The announcement comes a week after Ingka Investments, the investment arm of Ingka Group, said it will acquire a 49% stake in eight solar projects in Russia with a total capacity of 160MW that will provide enough electricity to power all 17 IKEA stores in the country. According to Ingka, the transaction marks the first large-scale foreign investment into renewable energy in Russia by a non-utility company.
Ingka Investments last year completed an acquisition of a 49% interest in two PV plants in Utah and Texas that have a combined capacity of 403MW. The deal was the company’s first investment in utility-scale solar.
Using renewable energy across the company’s operations is a significant part of delivering on its commitment to the Paris Agreement, said Pia Heidenmark Cook, Ingka Group chief sustainability officer. “We have already come a long way, and in this critical decade we need to come together to accelerate a just transition to a society powered by renewable energy,” she added.

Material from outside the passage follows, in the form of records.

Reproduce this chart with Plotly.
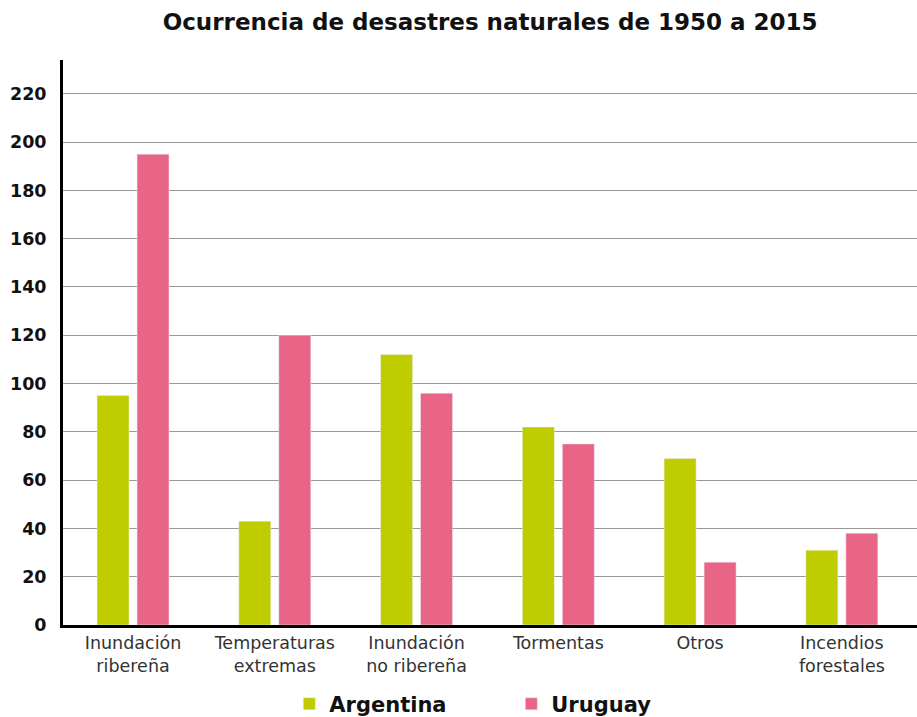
import plotly.graph_objects as go

categories = ["Inundación<br>ribereña", "Temperaturas<br>extremas", "Inundación<br>no ribereña",
              "Tormentas", "Otros", "Incendios<br>forestales"]
argentina = [95, 43, 112, 82, 69, 31]
uruguay = [195, 120, 96, 75, 26, 38]
tick_vals = [0, 20, 40, 60, 80, 100, 120, 140, 160, 180, 200, 220]

FONT = "DejaVu Sans"

fig = go.Figure()
fig.add_trace(go.Bar(x=categories, y=argentina, name="Argentina", marker_color="#BFCD00"))
fig.add_trace(go.Bar(x=categories, y=uruguay, name="Uruguay", marker_color="#E96585"))

fig.update_layout(
    width=917, height=717,
    margin=dict(l=63, r=0, t=60, b=92, autoexpand=False),
    paper_bgcolor="white", plot_bgcolor="white",
    title=dict(text="Ocurrencia de desastres naturales de 1950 a 2015",
               x=0.5345, xanchor="center", y=0.969, yanchor="middle",
               font=dict(family=FONT, size=23, color="#111", weight="bold")),
    barmode="group", bargap=0.436, bargroupgap=0.2,
    font=dict(family=FONT, color="#111"),
    legend=dict(orientation="h", x=0.265, xanchor="left", y=-0.14, yanchor="middle",
                entrywidth=177, entrywidthmode="pixels",
                font=dict(family=FONT, size=21, color="#111", weight="bold"), itemwidth=30),
    showlegend=True,
)
fig.update_xaxes(range=[-0.494, 5.53], showline=True, linecolor="black", linewidth=3,
                 ticks="", tickfont=dict(family=FONT, size=17.5, color="#333"),
                 showgrid=False, fixedrange=True, automargin=False)
fig.update_yaxes(range=[0, 234], tickvals=tick_vals, showline=True, linecolor="black", linewidth=3,
                 showgrid=True, gridcolor="#999", gridwidth=1.3, zeroline=False,
                 ticks="", ticklabelstandoff=10, automargin=False,
                 tickfont=dict(family=FONT, size=17.5, color="#111", weight="bold"))

fig.write_html("out.html", config={"displayModeBar": False},
               post_script="document.body.style.margin='0';")
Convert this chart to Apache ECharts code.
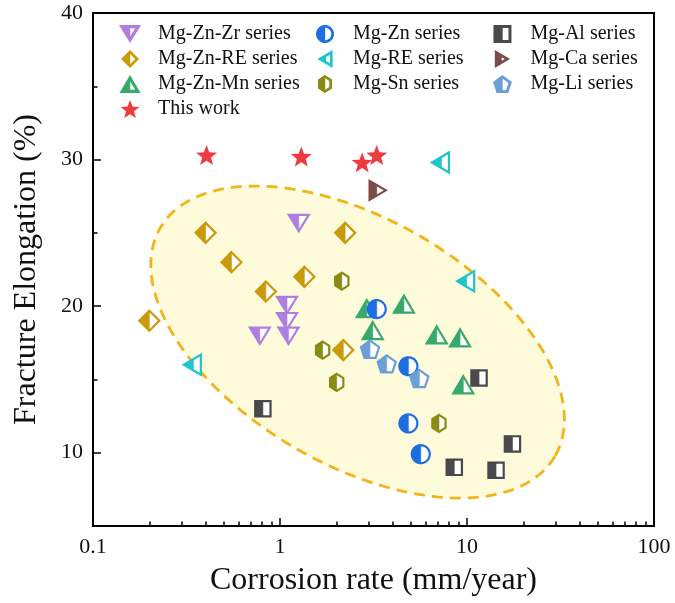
<!DOCTYPE html>
<html>
<head>
<meta charset="utf-8">
<script src="https://cdn.jsdelivr.net/npm/echarts@6/dist/echarts.min.js"></script>
<style>
html, body { margin: 0; padding: 0; background: #fff; }
#chart { width: 675px; height: 603px; }
</style>
</head>
<body>
<div id="chart"></div>
<script>
// Series names (legend entries)
const seriesNames = [
  'Mg-Zn-Zr series', 'Mg-Zn-RE series', 'Mg-Zn-Mn series', 'This work',
  'Mg-Zn series', 'Mg-RE series', 'Mg-Sn series',
  'Mg-Al series', 'Mg-Ca series', 'Mg-Li series'
];

// [corrosion rate (mm/year), fracture elongation (%)]
const mgZnZr = [[1.26, 25.7], [1.09, 20.1], [1.09, 19.0], [1.11, 18.0], [0.78, 18.0]];
const mgZnRE = [[0.40, 25.0], [0.55, 23.0], [1.35, 22.0], [0.84, 21.0], [2.23, 25.0], [0.20, 19.0], [2.18, 17.0]];
const mgZnMn = [[2.91, 19.8], [4.60, 20.1], [3.13, 18.3], [6.89, 18.0], [9.18, 17.8], [9.55, 14.6]];
const thisWork = [[0.405, 30.3], [1.30, 30.2], [2.75, 29.8], [3.29, 30.3]];
const mgZn = [[3.29, 19.8], [4.86, 15.9], [4.86, 12.0], [5.66, 9.9]];
const mgRE = [[7.30, 29.8], [9.96, 21.7], [0.344, 16.0]];
const mgSn = [[2.14, 21.7], [1.69, 17.0], [2.01, 14.8], [7.08, 12.0]];
const mgAl = [[0.81, 13.0], [11.6, 15.1], [17.5, 10.6], [8.55, 9.0], [14.3, 8.8]];
const mgCa = [[3.29, 27.9]];
const mgLi = [[3.03, 17.0], [3.72, 16.0], [5.56, 15.0]];

// Axis ticks and labels
const xLabelValues = [0.1, 1, 10, 100];
const xMinorTicks = [0.2, 0.3, 0.4, 0.5, 0.6, 0.7, 0.8, 0.9, 2, 3, 4, 5, 6, 7, 8, 9, 20, 30, 40, 50, 60, 70, 80, 90];
const yLabelValues = [10, 20, 30, 40];
const yMinorTicks = [15, 25, 35];

// Centre of the highlighted zone, in data units
const zoneCentre = [2.60, 17.55];

const FONT = "'Liberation Serif', 'Times New Roman', serif";

// ---- marker outlines in a unit box (y pointing down) ----
function ring(n, startDeg, rx, ry) {
  const pts = [];
  for (let i = 0; i < n; i++) {
    const a = (startDeg + 360 * i / n) * Math.PI / 180;
    pts.push([rx * Math.cos(a), ry * Math.sin(a)]);
  }
  return pts;
}
function starShape() {
  const pts = [];
  for (let i = 0; i < 10; i++) {
    const a = (-90 + 36 * i) * Math.PI / 180;
    const r = i % 2 === 0 ? 1 : 0.42;
    pts.push([r * Math.cos(a), r * Math.sin(a) + 0.08]);
  }
  return pts;
}
const SHAPES = {
  triDown: [[-1, -0.78], [1, -0.78], [0, 0.85]],
  diamond: [[0, -1], [1, 0], [0, 1], [-1, 0]],
  triUp: [[0, -0.9], [1, 0.8], [-1, 0.8]],
  star: starShape(),
  circle: ring(40, 0, 1, 1),
  triLeft: [[-0.95, 0], [0.75, -1], [0.75, 1]],
  hexagon: ring(6, -90, 0.9, 1),
  square: [[-0.9, -0.9], [0.9, -0.9], [0.9, 0.9], [-0.9, 0.9]],
  triRight: [[0.95, 0], [-0.75, 1], [-0.75, -1]],
  pentagon: ring(5, -90, 1, 1)
};

// keep the part of a convex polygon on one side of x = c
function clipHalf(poly, keepLeft, c) {
  const inside = p => keepLeft ? p[0] <= c : p[0] >= c;
  const out = [];
  for (let i = 0; i < poly.length; i++) {
    const A = poly[i], B = poly[(i + 1) % poly.length];
    const ia = inside(A), ib = inside(B);
    if (ia) out.push(A);
    if (ia !== ib) {
      const t = (c - A[0]) / (B[0] - A[0]);
      out.push([c, A[1] + t * (B[1] - A[1])]);
    }
  }
  return out;
}
function signedArea(poly) {
  let s = 0;
  for (let i = 0; i < poly.length; i++) {
    const A = poly[i], B = poly[(i + 1) % poly.length];
    s += A[0] * B[1] - B[0] * A[1];
  }
  return s / 2;
}
// shrink a convex polygon by distance d
function inset(poly, d) {
  const sgn = signedArea(poly) > 0 ? 1 : -1;
  const lines = poly.map((A, i) => {
    const B = poly[(i + 1) % poly.length];
    const dx = B[0] - A[0], dy = B[1] - A[1];
    const len = Math.hypot(dx, dy);
    const nx = sgn * -dy / len, ny = sgn * dx / len;
    return { p: [A[0] + nx * d, A[1] + ny * d], v: [dx, dy] };
  });
  return lines.map((L2, i) => {
    const L1 = lines[(i - 1 + lines.length) % lines.length];
    const cr = L1.v[0] * L2.v[1] - L1.v[1] * L2.v[0];
    const wx = L2.p[0] - L1.p[0], wy = L2.p[1] - L1.p[1];
    const t = (wx * L2.v[1] - wy * L2.v[0]) / cr;
    return [L1.p[0] + t * L1.v[0], L1.p[1] + t * L1.v[1]];
  });
}
function toPath(poly) {
  return 'M' + poly.map(p => ((p[0] + 1) * 50).toFixed(2) + ',' + ((p[1] + 1) * 50).toFixed(2)).join('L') + 'Z';
}
// legend icon: left half solid, right half hollow
function legendIcon(shape, solid) {
  if (solid) return 'path://' + toPath(shape);
  let hole = clipHalf(inset(shape, 0.3), false, 0.02);
  if (Math.sign(signedArea(hole)) === Math.sign(signedArea(shape))) hole = hole.slice().reverse();
  return 'path://' + toPath(shape) + toPath(hole);
}

// ---- marker drawing for the scatter groups ----
function markerRender(shape, size, color, solid) {
  const half = solid ? null : clipHalf(shape, true, 0);
  return function (params, api) {
    const p = api.coord([api.value(0), api.value(1)]);
    const r = size / 2;
    const map = pts => pts.map(q => [p[0] + q[0] * r, p[1] + q[1] * r]);
    const children = [{
      type: 'polygon',
      shape: { points: map(shape) },
      style: { fill: solid ? color : '#fff', stroke: color, lineWidth: solid ? 0 : 2.2, lineJoin: 'miter' }
    }];
    if (!solid) {
      children.push({
        type: 'polygon',
        shape: { points: map(half) },
        style: { fill: color, stroke: color, lineWidth: 0.6 }
      });
    }
    return { type: 'group', children };
  };
}

const groups = [
  { name: seriesNames[0], data: mgZnZr, shape: 'triDown', size: 20, color: '#ae7ee3' },
  { name: seriesNames[1], data: mgZnRE, shape: 'diamond', size: 20, color: '#c99a0a' },
  { name: seriesNames[2], data: mgZnMn, shape: 'triUp', size: 20, color: '#37a96b' },
  { name: seriesNames[4], data: mgZn, shape: 'circle', size: 18, color: '#1d6fe0', },
  { name: seriesNames[5], data: mgRE, shape: 'triLeft', size: 20, color: '#1ec5c9' },
  { name: seriesNames[6], data: mgSn, shape: 'hexagon', size: 17, color: '#8a8c12' },
  { name: seriesNames[7], data: mgAl, shape: 'square', size: 17, color: '#4a4a4c' },
  { name: seriesNames[8], data: mgCa, shape: 'triRight', size: 19, color: '#7b4c4a' },
  { name: seriesNames[9], data: mgLi, shape: 'pentagon', size: 19, color: '#6c9fd6' },
  { name: seriesNames[3], data: thisWork, shape: 'star', size: 22, color: '#ee3b3f', solid: true }
];

const markerSeries = groups.map(g => ({
  type: 'custom',
  name: g.name,
  coordinateSystem: 'cartesian2d',
  xAxisIndex: 0,
  yAxisIndex: 0,
  data: g.data,
  encode: { x: 0, y: 1 },
  itemStyle: { color: g.color },
  z: 5,
  renderItem: markerRender(SHAPES[g.shape], g.size, g.color, !!g.solid)
}));

// dashed elliptical zone behind the markers
const zoneSeries = {
  type: 'custom',
  name: 'zone',
  coordinateSystem: 'cartesian2d',
  xAxisIndex: 0,
  yAxisIndex: 0,
  data: [zoneCentre],
  encode: { x: 0, y: 1 },
  silent: true,
  z: 1,
  renderItem: function (params, api) {
    const c = api.coord([api.value(0), api.value(1)]);
    const a = 228, b = 123, tilt = 30 * Math.PI / 180;
    const ct = Math.cos(tilt), st = Math.sin(tilt);
    const pts = [];
    for (let i = 0; i < 180; i++) {
      const t = 2 * Math.PI * i / 180;
      const x = a * Math.cos(t), y = b * Math.sin(t);
      pts.push([c[0] + x * ct - y * st, c[1] + x * st + y * ct]);
    }
    return {
      type: 'polygon',
      shape: { points: pts },
      style: { fill: '#fdfbd9', stroke: '#f3b41a', lineWidth: 2.8, lineDash: [11, 7] }
    };
  }
};

function legendBlock(names, left) {
  return {
    orient: 'vertical',
    left: left,
    top: 24,
    padding: 0,
    itemWidth: 46,
    itemHeight: 18,
    itemGap: 5,
    selectedMode: false,
    itemStyle: { borderWidth: 0 },
    textStyle: { fontFamily: FONT, fontSize: 20, color: '#111', lineHeight: 20 },
    data: names.map(n => {
      const g = groups.find(q => q.name === n);
      return { name: n, icon: legendIcon(SHAPES[g.shape], !!g.solid) };
    })
  };
}

const chart = echarts.init(document.getElementById('chart'), null, { renderer: 'canvas' });
chart.setOption({
  animation: false,
  backgroundColor: '#fff',
  grid: { left: 93, right: 21, top: 13, bottom: 77, show: true, borderColor: '#000', borderWidth: 2, backgroundColor: 'transparent' },
  legend: [
    legendBlock(seriesNames.slice(0, 4), 119),
    legendBlock(seriesNames.slice(4, 7), 316),
    legendBlock(seriesNames.slice(7, 10), 493)
  ],
  xAxis: [
    {
      type: 'log', logBase: 10, min: 0.1, max: 100,
      position: 'bottom',
      axisLine: { show: true, onZero: false, lineStyle: { color: '#000', width: 2 } },
      axisTick: { show: true, inside: true, length: 8, customValues: xLabelValues, lineStyle: { color: '#000', width: 1.5 } },
      axisLabel: { show: true, customValues: xLabelValues, margin: 10, color: '#111', fontFamily: FONT, fontSize: 22,
        formatter: v => String(Math.round(v * 10) / 10) },
      splitLine: { show: false },
      name: 'Corrosion rate (mm/year)',
      nameLocation: 'middle',
      nameGap: 39,
      nameTextStyle: { fontFamily: FONT, fontSize: 32, color: '#111' }
    },
    {
      type: 'log', logBase: 10, min: 0.1, max: 100,
      position: 'bottom',
      axisLine: { show: false },
      axisTick: { show: true, inside: true, length: 4.5, customValues: xMinorTicks, lineStyle: { color: '#000', width: 1.5 } },
      axisLabel: { show: false },
      splitLine: { show: false }
    }
  ],
  yAxis: [
    {
      type: 'value', min: 5, max: 40,
      axisLine: { show: true, onZero: false, lineStyle: { color: '#000', width: 2 } },
      axisTick: { show: true, inside: true, length: 8, customValues: yLabelValues, lineStyle: { color: '#000', width: 1.5 } },
      axisLabel: { show: true, customValues: yLabelValues, margin: 10, color: '#111', fontFamily: FONT, fontSize: 22 },
      splitLine: { show: false },
      name: 'Fracture Elongation (%)',
      nameLocation: 'middle',
      nameGap: 50,
      nameTextStyle: { fontFamily: FONT, fontSize: 32, color: '#111' }
    },
    {
      type: 'value', min: 5, max: 40,
      position: 'left',
      axisLine: { show: false },
      axisTick: { show: true, inside: true, length: 4.5, customValues: yMinorTicks, lineStyle: { color: '#000', width: 1.5 } },
      axisLabel: { show: false },
      splitLine: { show: false }
    }
  ],
  series: [zoneSeries].concat(markerSeries)
});
</script>
</body>
</html>
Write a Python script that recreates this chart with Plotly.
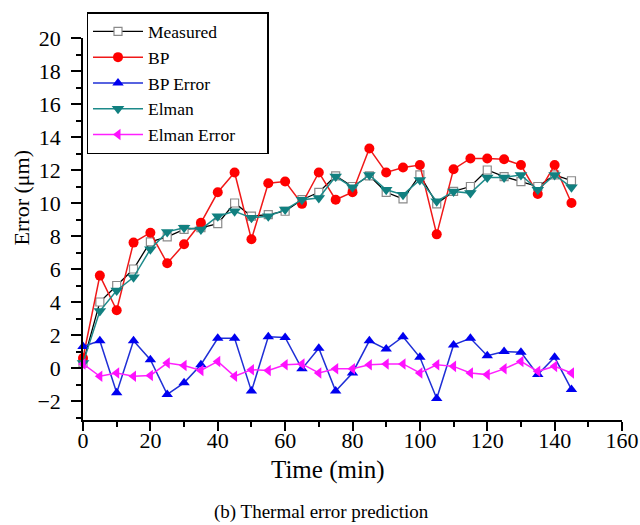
import plotly.graph_objects as go

time_min = [0, 5, 10, 15, 20, 25, 30, 35, 40, 45, 50, 55, 60, 65, 70,
            75, 80, 85, 90, 95, 100, 105, 110, 115, 120, 125, 130, 135, 140, 145]

measured = [0.3, 4.0, 5.0, 6.0, 7.65, 7.95, 8.4, 8.5, 8.75, 10.0, 9.2, 9.3, 9.5, 10.2, 10.65,
            11.65, 11.0, 11.65, 10.65, 10.25, 11.7, 9.95, 10.7, 11.0, 12.0, 11.6, 11.3, 11.0, 11.7, 11.35]

bp = [0.6, 5.6, 3.5, 7.6, 8.2, 6.35, 7.5, 8.8, 10.65, 11.85, 7.8, 11.2, 11.3, 9.95, 11.85,
      10.2, 10.65, 13.3, 11.85, 12.15, 12.3, 8.1, 12.05, 12.7, 12.7, 12.65, 12.3, 10.55, 12.3, 10.0]

bp_error = [1.3, 1.65, -1.5, 1.65, 0.5, -1.6, -0.9, 0.2, 1.8, 1.8, -1.4, 1.9, 1.85, -0.05, 1.2,
            -1.4, -0.3, 1.65, 1.15, 1.9, 0.65, -1.85, 1.4, 1.8, 0.75, 1.0, 0.95, -0.4, 0.65, -1.3]

elman = [0.3, 3.45, 4.7, 5.5, 7.2, 8.25, 8.5, 8.4, 9.2, 9.5, 9.1, 9.2, 9.6, 10.2, 10.3,
         11.6, 10.95, 11.7, 10.8, 10.5, 11.4, 10.1, 10.7, 10.6, 11.55, 11.55, 11.7, 10.8, 11.7, 10.95]

elman_error = [0.25, -0.5, -0.3, -0.5, -0.45, 0.3, 0.15, -0.15, 0.4, -0.5, -0.1, -0.15, 0.2, 0.25, -0.3,
               -0.05, -0.05, 0.2, 0.25, 0.25, -0.3, 0.2, 0.1, -0.3, -0.4, -0.05, 0.4, -0.2, 0.1, -0.3]

series_names = ["Measured", "BP", "BP Error", "Elman", "Elman Error"]

FONT = "Liberation Serif"
PAD = "\u00a0" * 6  # widens the legend box to match the reference

fig = go.Figure()
fig.add_trace(go.Scatter(x=time_min, y=measured, name=series_names[0], mode="lines+markers",
                         line=dict(color="black", width=1.3),
                         marker=dict(symbol="square", size=8, color="white",
                                     line=dict(color="#8a8a8a", width=1.2)),
                         cliponaxis=False))
fig.add_trace(go.Scatter(x=time_min, y=bp, name=series_names[1], mode="lines+markers",
                         line=dict(color="#f01818", width=1.5),
                         marker=dict(symbol="circle", size=10, color="#ff0000"),
                         cliponaxis=False))
fig.add_trace(go.Scatter(x=time_min, y=bp_error, name=series_names[2], mode="lines+markers",
                         line=dict(color="#1f2fd6", width=1.5),
                         marker=dict(symbol="triangle-up", size=10, color="#0000f0"),
                         cliponaxis=False))
fig.add_trace(go.Scatter(x=time_min, y=elman, name=series_names[3], mode="lines+markers",
                         line=dict(color="#1d8a8a", width=1.5),
                         marker=dict(symbol="triangle-down", size=11, color="#118080"),
                         cliponaxis=False))
fig.add_trace(go.Scatter(x=time_min, y=elman_error, name=series_names[4] + PAD, mode="lines+markers",
                         line=dict(color="#ff20ff", width=1.5),
                         marker=dict(symbol="triangle-left", size=10, color="#ff10ff"),
                         cliponaxis=False))

fig.update_layout(
    width=640, height=525,
    margin=dict(l=83, r=18, t=38, b=105, autoexpand=False),
    paper_bgcolor="white", plot_bgcolor="white",
    font=dict(family=FONT, color="black", size=22),
    showlegend=True,
    legend=dict(x=0.0065, y=1.068, xanchor="left", yanchor="top",
                bordercolor="black", borderwidth=1.5, bgcolor="white",
                font=dict(family=FONT, size=17.5), itemwidth=50,
                tracegroupgap=0),
    xaxis=dict(range=[0, 160], showgrid=False, zeroline=False, automargin=False,
               showline=True, linecolor="black", linewidth=1.5,
               ticks="outside", ticklen=9, tickwidth=1.5, tickcolor="black",
               dtick=20, tick0=0,
               minor=dict(ticks="outside", ticklen=5, tickwidth=1.5, dtick=10, tickcolor="black"),
               tickfont=dict(size=22, family=FONT), ticklabelstandoff=-9),
    yaxis=dict(range=[-3.15, 20], showgrid=False, zeroline=False, automargin=False,
               showline=True, linecolor="black", linewidth=1.5,
               ticks="outside", ticklen=10, tickwidth=1.5, tickcolor="black",
               tickvals=[-2, 0, 2, 4, 6, 8, 10, 12, 14, 16, 18, 20],
               minor=dict(ticks="outside", ticklen=5, tickwidth=1.5, dtick=1, tick0=0, tickcolor="black"),
               tickfont=dict(size=22, family=FONT), ticklabelstandoff=6),
    annotations=[
        dict(text="Time (min)", xref="paper", yref="paper", x=0.454, y=-0.13,
             xanchor="center", yanchor="middle", showarrow=False,
             font=dict(family=FONT, size=25)),
        dict(text="Error (μm)", xref="paper", yref="paper", x=-0.115, y=0.58,
             xanchor="center", yanchor="middle", showarrow=False, textangle=-90,
             font=dict(family=FONT, size=22)),
        dict(text="(b) Thermal error prediction", xref="paper", yref="paper", x=0.443, y=-0.241,
             xanchor="center", yanchor="middle", showarrow=False,
             font=dict(family=FONT, size=19)),
    ],
)

fig.write_html("out.html")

Amid surging stakeholder interest in corporate sustainability and increased access to renewables globally, a recent BloombergNEF report found that that corporations purchased a record of 23.7GW of clean energy in 2020, with the US once again the largest market.
The research organisation found that Amazon was the leading buyer clean energy in 2020, announcing 35 clean energy power purchase agreements totalling 5.1GW. It was followed by French oil major Total, which bought 3GW of solar power last year.
Amazon this week announced plans for nine new utility-scale solar and wind projects globally, including its first PV-plus-storage installation, which will be located in California. The company said these installations put it on track to powering all its business activities with renewables by 2025.